For some generic information about the program you can use

$ module whatis openmpi/1.10.2/gcc/5.4.0
openmpi/1.10.2/gcc/5.4.0      : Name: openmpi
openmpi/1.10.2/gcc/5.4.0      : Description: OpenMPI implementation of the MPI protocol
openmpi/1.10.2/gcc/5.4.0      : License information: https://www.open-mpi.org/community/license.php
openmpi/1.10.2/gcc/5.4.0      : Category: Utility, Development, Core
openmpi/1.10.2/gcc/5.4.0      : Package documentation: https://www.open-mpi.org/doc/
openmpi/1.10.2/gcc/5.4.0      : ARC examples: /scratch/data/examples/openmpi/
openmpi/1.10.2/gcc/5.4.0      : Version: 1.10.2

and for information about what the module will set in the environment (in addition to the help text), you can use

$ module show openmpi/1.10.2/gcc/5.4.0
[ . . . .  Help text edited for space -- see above . . . . ]
whatis("Name: openmpi")
whatis("Description: OpenMPI implementation of the MPI protocol")
whatis("License information: https://www.open-mpi.org/community/license.php")
whatis("Category: Utility, Development, Core")
whatis("Package documentation: https://www.open-mpi.org/doc/")
whatis("ARC examples: /scratch/data/examples/openmpi/")
whatis("Version: 1.10.2")
prereq("gcc/5.4.0")
prepend_path("PATH","/sw/arcts/centos7/openmpi/1.10.2-gcc-5.4.0/bin")
prepend_path("MANPATH","/sw/arcts/centos7/openmpi/1.10.2-gcc-5.4.0/share/man")
prepend_path("LD_LIBRARY_PATH","/sw/arcts/centos7/openmpi/1.10.2-gcc-5.4.0/lib")
setenv("MPI_HOME","/sw/arcts/centos7/openmpi/1.10.2-gcc-5.4.0")

where the lines to attend to are the prepend_path()setenv(), and prereq().

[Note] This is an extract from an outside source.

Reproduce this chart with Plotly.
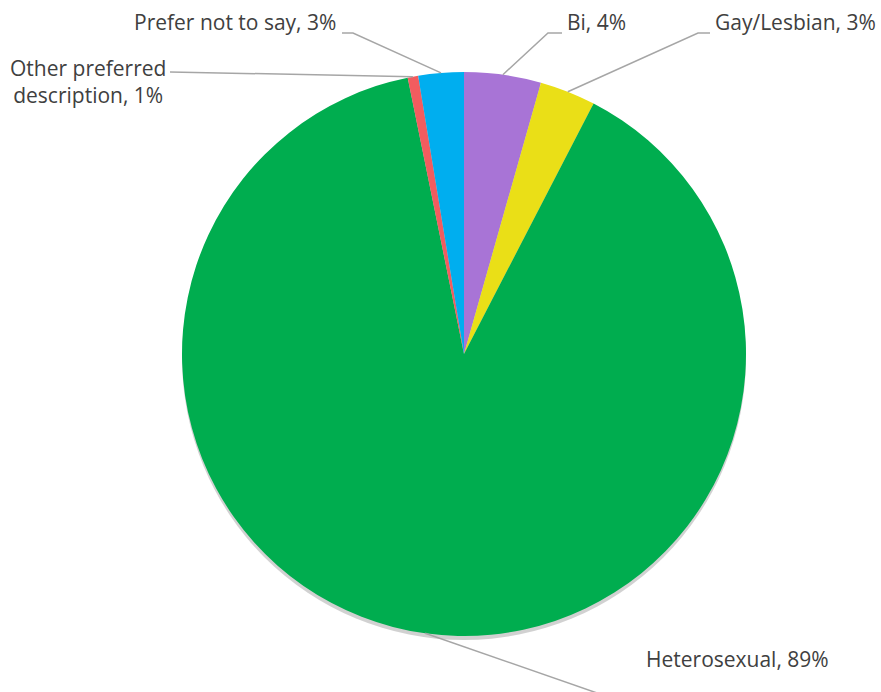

There is also an append_path() function that you may see. The prereq() function sets the list of other modules that must be loaded before the one being displayed. The rest set or modify the environment variable listed as the first argument; for example,

prepend_path("PATH", "/sw/arcts/centos7/openmpi/1.10.2-gcc-5.4.0/bin")

adds /sw/arcts/centos7/openmpi/1.10.2-gcc-5.4.0/bin to the beginning of the PATH environment variable.